|2||Bull / A Drug That Never Works||8:58|
Starting off Otomatik Muziek in 2016 as a means to release music and working together with friends, S.U.V. aka Franz Joseph Kaputt went on a long journey since then. After the brutal no-input-noise of „New Dark Age“ and excursions in the realms of dark, psychedelic folk on 2018’s „Sterben/Shifting“, he began working with synthesizers, mostly because they…synthesize. With the pragmatic approach to replace a merzbau of pedals by using synths as multi-faceted tools for live shows, Kaputt started recording, and after some fondling around, these 5 new songs emerged from a convolute of over 30 recordings.
Musically, S.U.V. is centered around darker timbres, drones of different sources, distilling harsh aesthetics from genres folk to noise (for a beginner’s guide, check out the parallel release „Nullproblem.
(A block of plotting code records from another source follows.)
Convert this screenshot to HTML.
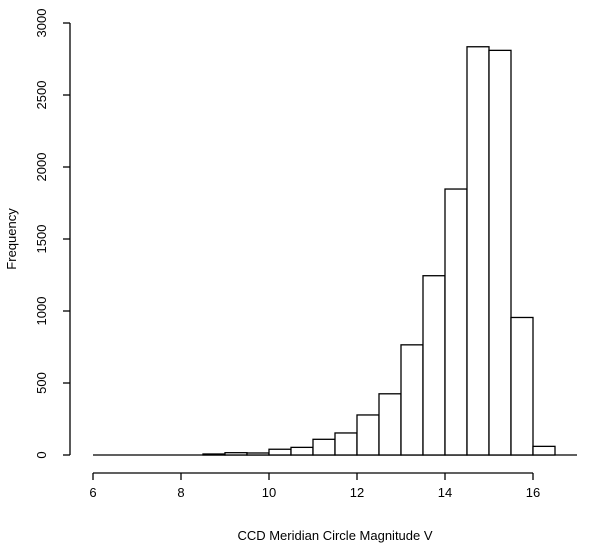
<!DOCTYPE html>
<html><head><meta charset="utf-8"><style>body{margin:0;background:#fff}svg{display:block}</style></head>
<body>
<svg id="chart" width="600" height="551" xmlns="http://www.w3.org/2000/svg" font-family="Liberation Sans, sans-serif" font-size="13">
<g id="bars"></g>
<g id="axes"></g>
<text x="335" y="540" text-anchor="middle">CCD Meridian Circle Magnitude V</text>
<text transform="translate(16,239) rotate(-90)" text-anchor="middle">Frequency</text>
</svg>
<script>
const binStarts=[6,6.5,7,7.5,8,8.5,9,9.5,10,10.5,11,11.5,12,12.5,13,13.5,14,14.5,15,15.5,16,16.5];
const counts=[0,0,0,0,0,7,16,14,40,53,109,153,278,425,765,1245,1847,2835,2810,955,60,0];
const xTicks=[6,8,10,12,14,16];
const yTicks=[0,500,1000,1500,2000,2500,3000];
const binWidth=0.5;
const NS="http://www.w3.org/2000/svg";
const X=v=>93+(v-6)*44;
const Y=v=>455-v*0.144;
function mk(t,a,p){const e=document.createElementNS(NS,t);for(const k in a)e.setAttribute(k,a[k]);p.appendChild(e);return e;}
const bars=document.getElementById('bars'),axes=document.getElementById('axes');
const base=mk('line',{x1:X(binStarts[0]),x2:X(binStarts[binStarts.length-1]+binWidth),y1:Y(0),y2:Y(0),stroke:'#000','stroke-width':1.3},bars);


binStarts.forEach((s,i)=>{
  const r=mk('rect',{x:X(s),y:Y(counts[i]),width:X(s+binWidth)-X(s),height:Y(0)-Y(counts[i]),fill:'#fff',stroke:'#000','stroke-width':1.3},bars);
  
  
});
const xa=mk('line',{x1:X(6),x2:X(16),y1:473,y2:473,stroke:'#000','stroke-width':1.3},axes);


xTicks.forEach(t=>{
  mk('line',{x1:X(t),x2:X(t),y1:473,y2:480,stroke:'#000','stroke-width':1.3},axes);
  const tx=mk('text',{x:X(t),y:497,'text-anchor':'middle'},axes);tx.textContent=t;
  
  
});
const ya=mk('line',{x1:70,x2:70,y1:Y(0),y2:Y(3000),stroke:'#000','stroke-width':1.3},axes);


yTicks.forEach(t=>{
  mk('line',{x1:63,x2:70,y1:Y(t),y2:Y(t),stroke:'#000','stroke-width':1.3},axes);
  const tx=mk('text',{transform:`translate(46,${Y(t)}) rotate(-90)`,'text-anchor':'middle'},axes);tx.textContent=t;
  
  
});
</script>
</body></html>
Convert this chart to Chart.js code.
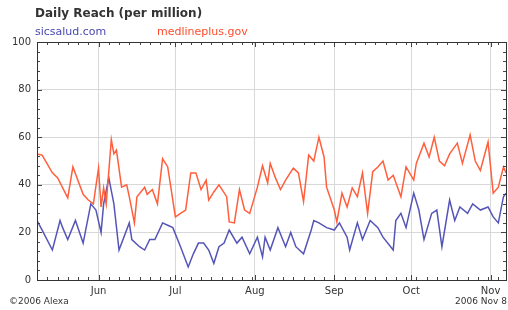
<!DOCTYPE html>
<html>
<head>
<meta charset="utf-8">
<script src="https://cdn.jsdelivr.net/npm/chart.js@4"></script>
<style>
  body { margin: 0; background: #fff; font-family: "DejaVu Sans", sans-serif; }
  #wrap { position: relative; width: 508px; height: 310px; }
  canvas { position: absolute; left: 0; top: 0; }
  .t { position: absolute; white-space: nowrap; line-height: 1; }
</style>
</head>
<body>
<div id="wrap">
  <canvas id="chart" width="508" height="310"></canvas>
  <div class="t" style="left:35px;top:7px;font-size:12px;font-weight:bold;color:#333">Daily Reach (per million)</div>
  <div class="t" style="left:35px;top:26px;font-size:11px;color:#4848b0">sicsalud.com</div>
  <div class="t" style="left:157px;top:26px;font-size:11px;color:#ff4b2b">medlineplus.gov</div>
  <div class="t" style="left:9px;top:297px;font-size:9px;color:#333">©2006 Alexa</div>
  <div class="t" style="right:1px;top:297px;font-size:9px;color:#333">2006 Nov 8</div>
</div>
<script>
// x values are days counted from 2006 May 8
const monthDays = [24, 54, 85, 116, 146, 177];
const monthLabels = ["Jun", "Jul", "Aug", "Sep", "Oct", "Nov"];
const yTicks = [0, 20, 40, 60, 80, 100];

const medlineDays = [0, 2, 6, 8, 12, 14, 18, 20, 22, 24, 25, 26, 27, 29, 30, 31, 33, 35, 36, 38,
  39, 42, 43, 45, 47, 49, 51, 54, 56, 58, 60, 62, 64, 66, 67, 69, 71, 74, 75, 77,
  79, 81, 83, 86, 88, 90, 91, 93, 95, 97, 100, 102, 104, 106, 108, 110, 112, 113, 116, 117,
  119, 121, 123, 125, 127, 129, 131, 133, 135, 137, 139, 142, 144, 147, 148, 151, 153, 155, 157, 159,
  161, 164, 166, 169, 171, 173, 176, 178, 180, 182, 183];
const medlineValues = [53, 52.5, 45, 43, 34.5, 47.5, 36, 33.6, 32, 47, 30.7, 38.7, 32, 59, 53, 54.6, 39, 40, 35, 24,
  35, 39, 36, 38, 32, 51, 47.5, 26.5, 28, 29.4, 45, 45, 38, 42, 33.6, 37, 40, 35, 24.4, 24,
  38, 29.4, 28, 39, 48, 40.8, 49, 43, 38, 42, 47, 45, 33, 52.5, 50, 60, 51.7, 39, 29.4, 24.4,
  36.5, 30.7, 38.7, 35, 45, 28, 45.5, 47.5, 50, 42, 44, 35, 47.5, 42, 49, 57.5, 51.7, 60, 50, 48,
  53, 57.5, 49, 61, 50, 46, 58, 36.5, 39, 47.5, 45];

const sicsaludDays = [0, 2, 6, 9, 10, 12, 15, 18, 21, 23, 25, 26, 28, 30, 32, 36, 37, 40, 42, 44,
  46, 49, 51, 53, 56, 59, 61, 63, 65, 67, 69, 71, 73, 75, 78, 80, 83, 86, 88, 89,
  91, 94, 97, 99, 101, 104, 107, 108, 110, 113, 116, 118, 121, 122, 125, 127, 130, 133, 135, 139,
  140, 142, 144, 147, 149, 151, 154, 156, 158, 161, 163, 165, 168, 170, 173, 176, 178, 180, 182, 183];
const sicsaludValues = [25, 21, 12.6, 25, 22, 17, 25, 15.5, 32, 29.4, 20, 32, 43, 32, 12.6, 24, 17, 14, 12.6, 17,
  17, 24, 23, 22, 14, 5.5, 11, 15.5, 15.5, 12.6, 7, 14, 15.5, 21, 15.5, 18, 11, 18, 9.7, 18,
  12.6, 22, 14, 20, 14, 11, 21, 25, 24, 22, 21, 24, 18, 12.6, 24, 17, 25, 22, 18, 12.6,
  25, 28, 22, 36.5, 29.4, 17, 28, 29.4, 14, 33.6, 25, 30.7, 28, 32, 29.4, 30.7, 26.5, 24, 35, 36.5];

const toPoints = (xs, ys) => xs.map((x, i) => ({ x: x, y: ys[i] }));

// small inward tick marks and the frame round the plot
const frameTicks = {
  id: "frameTicks",
  afterDraw(chart) {
    const { ctx, chartArea: a, scales } = chart;
    ctx.save();
    ctx.strokeStyle = "#444";
    ctx.lineWidth = 1;
    ctx.beginPath();
    for (let v = 0; v <= 100; v += 4) {
      const y = Math.round(scales.y.getPixelForValue(v)) + 0.5;
      const len = v % 20 === 0 ? 5 : 3;
      ctx.moveTo(a.left, y); ctx.lineTo(a.left + len, y);
      ctx.moveTo(a.right, y); ctx.lineTo(a.right - len, y);
    }
    for (let d = 0; d <= 183; d += 1) {
      const major = monthDays.includes(d);
      if (!major && (d - 24) % 4 !== 0) continue;
      const x = Math.round(scales.x.getPixelForValue(d)) + 0.5;
      const len = major ? 5 : 3;
      ctx.moveTo(x, a.bottom); ctx.lineTo(x, a.bottom - len);
      ctx.moveTo(x, a.top); ctx.lineTo(x, a.top + len);
    }
    ctx.stroke();
    ctx.strokeStyle = "#333";
    ctx.strokeRect(Math.round(a.left) + 0.5, Math.round(a.top) + 0.5,
      Math.round(a.right - a.left), Math.round(a.bottom - a.top));
    ctx.restore();
  }
};

new Chart(document.getElementById("chart"), {
  type: "line",
  data: {
    datasets: [
      {
        label: "medlineplus.gov",
        data: toPoints(medlineDays, medlineValues),
        borderColor: "#ff5f3c",
        borderWidth: 1.5,
        pointRadius: 0,
        tension: 0,
      },
      {
        label: "sicsalud.com",
        data: toPoints(sicsaludDays, sicsaludValues),
        borderColor: "#5555b8",
        borderWidth: 1.5,
        pointRadius: 0,
        tension: 0,
      },
    ],
  },
  options: {
    responsive: false,
    animation: false,
    layout: { padding: { top: 42, right: 2, left: 0, bottom: 0 } },
    plugins: { legend: { display: false }, tooltip: { enabled: false } },
    scales: {
      x: {
        type: "linear",
        min: 0,
        max: 183,
        afterBuildTicks: (s) => { s.ticks = monthDays.map((v) => ({ value: v })); },
        afterFit: (s) => { s.height = 30; },
        ticks: {
          autoSkip: false,
          maxRotation: 0,
          padding: 5,
          color: "#333",
          font: { family: "DejaVu Sans", size: 10 },
          callback: (v) => monthLabels[monthDays.indexOf(v)],
        },
        grid: { color: "#d8d8d8", drawTicks: false },
        border: { display: false },
      },
      y: {
        min: 0,
        max: 100,
        afterBuildTicks: (s) => { s.ticks = yTicks.map((v) => ({ value: v })); },
        afterFit: (s) => { s.width = 37; },
        ticks: {
          padding: 6,
          color: "#333",
          font: { family: "DejaVu Sans", size: 10 },
        },
        grid: { color: "#d8d8d8", drawTicks: false },
        border: { display: false },
      },
    },
  },
  plugins: [frameTicks],
});
</script>
</body>
</html>
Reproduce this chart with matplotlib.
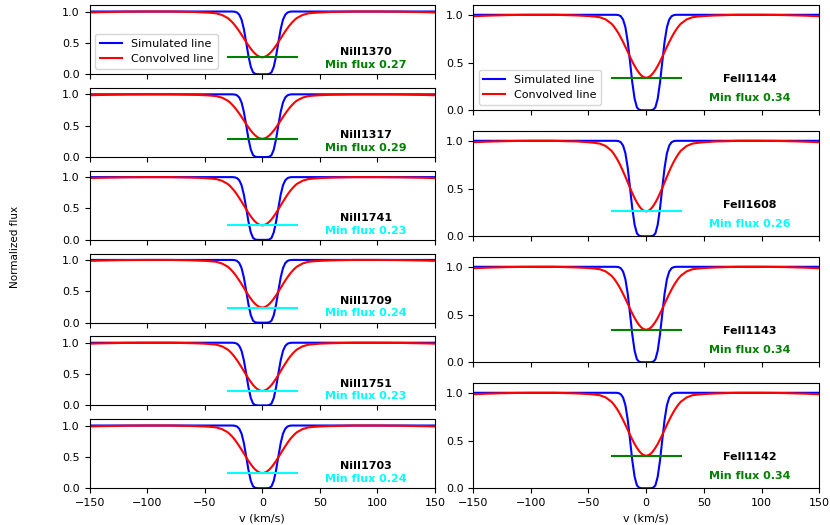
import numpy as np
import matplotlib
matplotlib.use("Agg")
import matplotlib.pyplot as plt

# velocity grid (km/s), one side only - profiles are symmetric about v=0
v_half = [0, 2, 4, 6, 8, 10, 12, 14, 16, 18, 20, 22, 24, 26, 28, 30,
          35, 40, 45, 50, 60, 70, 80, 100, 120, 140, 150]

# simulated (saturated) line, same for all transitions
sim_flux = [0.00, 0.00, 0.00, 0.005, 0.03, 0.12, 0.29, 0.51, 0.72, 0.87, 0.95, 0.985, 0.997, 1.0, 1.0, 1.0,
            1.0, 1.0, 1.0, 1.0, 1.0, 1.0, 1.0, 1.0, 1.0, 1.0, 1.0]

# convolved lines
conv_1370 = [0.27, 0.277, 0.295, 0.324, 0.361, 0.407, 0.458, 0.514, 0.571, 0.629, 0.685, 0.737, 0.785, 0.828,
             0.865, 0.896, 0.945, 0.971, 0.980, 0.985, 0.993, 0.996, 1.0, 1.0, 0.997, 0.99, 0.985]
conv_1317 = [0.29, 0.297, 0.314, 0.343, 0.379, 0.423, 0.473, 0.527, 0.583, 0.639, 0.693, 0.744, 0.791, 0.832,
             0.869, 0.899, 0.947, 0.972, 0.980, 0.986, 0.993, 0.996, 1.0, 1.0, 0.997, 0.99, 0.985]
conv_1741 = [0.23, 0.238, 0.256, 0.287, 0.326, 0.375, 0.429, 0.487, 0.548, 0.609, 0.667, 0.723, 0.774, 0.818,
             0.858, 0.891, 0.942, 0.969, 0.978, 0.985, 0.992, 0.996, 1.0, 1.0, 0.997, 0.99, 0.985]
conv_1709 = [0.24, 0.248, 0.266, 0.296, 0.335, 0.383, 0.436, 0.494, 0.554, 0.614, 0.672, 0.726, 0.777, 0.821,
             0.859, 0.892, 0.943, 0.970, 0.979, 0.985, 0.992, 0.996, 1.0, 1.0, 0.997, 0.99, 0.985]
conv_1751 = [0.23, 0.238, 0.256, 0.287, 0.326, 0.375, 0.429, 0.487, 0.548, 0.609, 0.667, 0.723, 0.774, 0.818,
             0.858, 0.891, 0.942, 0.969, 0.978, 0.985, 0.992, 0.996, 1.0, 1.0, 0.997, 0.99, 0.985]
conv_1703 = [0.24, 0.248, 0.266, 0.296, 0.335, 0.383, 0.436, 0.494, 0.554, 0.614, 0.672, 0.726, 0.777, 0.821,
             0.859, 0.892, 0.943, 0.970, 0.979, 0.985, 0.992, 0.996, 1.0, 1.0, 0.997, 0.99, 0.985]
conv_1144 = [0.34, 0.347, 0.362, 0.389, 0.423, 0.464, 0.510, 0.560, 0.613, 0.665, 0.715, 0.762, 0.806, 0.844,
             0.878, 0.906, 0.951, 0.974, 0.982, 0.987, 0.993, 0.997, 1.0, 1.0, 0.997, 0.99, 0.985]
conv_1608 = [0.26, 0.267, 0.285, 0.315, 0.353, 0.399, 0.451, 0.507, 0.566, 0.624, 0.680, 0.734, 0.782, 0.825,
             0.863, 0.895, 0.945, 0.970, 0.979, 0.985, 0.993, 0.996, 1.0, 1.0, 0.997, 0.99, 0.985]
conv_1143 = conv_1144
conv_1142 = conv_1144

left_lines = ['NiII1370', 'NiII1317', 'NiII1741', 'NiII1709', 'NiII1751', 'NiII1703']
left_conv = [conv_1370, conv_1317, conv_1741, conv_1709, conv_1751, conv_1703]
left_min = [0.27, 0.29, 0.23, 0.24, 0.23, 0.24]
left_col = ['green', 'green', 'cyan', 'cyan', 'cyan', 'cyan']

right_lines = ['FeII1144', 'FeII1608', 'FeII1143', 'FeII1142']
right_conv = [conv_1144, conv_1608, conv_1143, conv_1142]
right_min = [0.34, 0.26, 0.34, 0.34]
right_col = ['green', 'cyan', 'green', 'green']


def mirror(half, sign=1):
    half = np.asarray(half, dtype=float)
    return np.concatenate([sign * half[::-1], half[1:]])


v = mirror(v_half, -1)
sim = mirror(sim_flux)

plt.rcParams['font.size'] = 8

fig = plt.figure(figsize=(8.3, 5.25), dpi=100)
gs_l = fig.add_gridspec(6, 1, left=0.108, right=0.524, top=0.990, bottom=0.070, hspace=0.2)
gs_r = fig.add_gridspec(4, 1, left=0.570, right=0.987, top=0.990, bottom=0.070, hspace=0.2)


def panel(ax, name, conv, mn, col, legend, bottom):
    ax.plot(v, sim, color='blue', lw=1.5, label='Simulated line')
    ax.plot(v, mirror(conv), color='red', lw=1.5, label='Convolved line')
    ax.plot([-30, 30], [mn, mn], color=col, lw=1.5)
    ax.text(90, 0.30, name, ha='center', va='baseline', fontweight='bold', color='black')
    ax.text(90, 0.10, 'Min flux %.2f' % mn, ha='center', va='baseline', fontweight='bold', color=col)
    ax.set_xlim(-150, 150)
    ax.set_ylim(0, 1.1)
    ax.set_xticks(np.arange(-150, 151, 50))
    ax.set_yticks([0.0, 0.5, 1.0])
    if legend:
        ax.legend(loc='lower left')
    if bottom:
        ax.set_xlabel('v (km/s)')
    else:
        ax.set_xticklabels([])


for i in range(6):
    ax = fig.add_subplot(gs_l[i, 0])
    panel(ax, left_lines[i], left_conv[i], left_min[i], left_col[i], i == 0, i == 5)

for i in range(4):
    ax = fig.add_subplot(gs_r[i, 0])
    panel(ax, right_lines[i], right_conv[i], right_min[i], right_col[i], i == 0, i == 3)

fig.text(0.018, 0.53, 'Normalized flux', rotation=90, ha='center', va='center', fontsize=7.5)

plt.savefig('out.png', dpi=100)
The Life And Struggles Of Franz Joseph Kaputt in His Pursuit Of Bread, Knowledge And Freedom“, a collection of unreleased songs 2013-2019 that will wash up parallel to this release as a self-released tape). And yet, there’s a commonality within all of S.U.V.‘s records – the approach to bring together disparate elements, working on a language of its own. One can hear the thread woven through his work especially on „F65.5“, a track first recorded around 2012, which was re-recorded for this release and which features no synths at all, but fits perfectly with the other songs.
Besides these technicalities, regarding the content, „Our Complex Pleasures“ has a clear main theme. All of the songs rotate around interpersonal relationships, sexuality, gender and the diversity within. It is as well a celebration of queerness, post-romanticism and widening hegemonial discourses, as it is a meditation on limitations, fatigue and letting go. „Warm Animals“ is based on an improvisational performance where two people face each other and try to hit the same note, over and over again – a practice involving a lot of laughter, passion and exhaustion. „Bull“ and „F65.5“ are clear allusions to kink culture, while „Emotional Yoga“ and the near side-long „Compersion“ deal with themes of polyamory – with struggling to live love in a non-toxic way. „A Drug That Never Works“? – read that one for yourself.
In comparison, „Our Complex Pleasures“ is a pop album with most of its harshness buried underneath the surface. But as it is also taking a clear political stand (look into the booklet!), there’s much more to discover. It’s a reckoning with masculinity, as well as coming to terms with the fact that there isn’t one way of living in a body and loving others. And it is a clear middlefinger to the toxic traditionalism of the alt right movement.
The tape is accompanied by a mini-book, yet again and of course designed by Dicey Studios, where the complex pleasures find a very physical transfer; in the fabric as well as in the lettering, there’s a sensitivity within that even amazed ourselves when it got back from copy factory.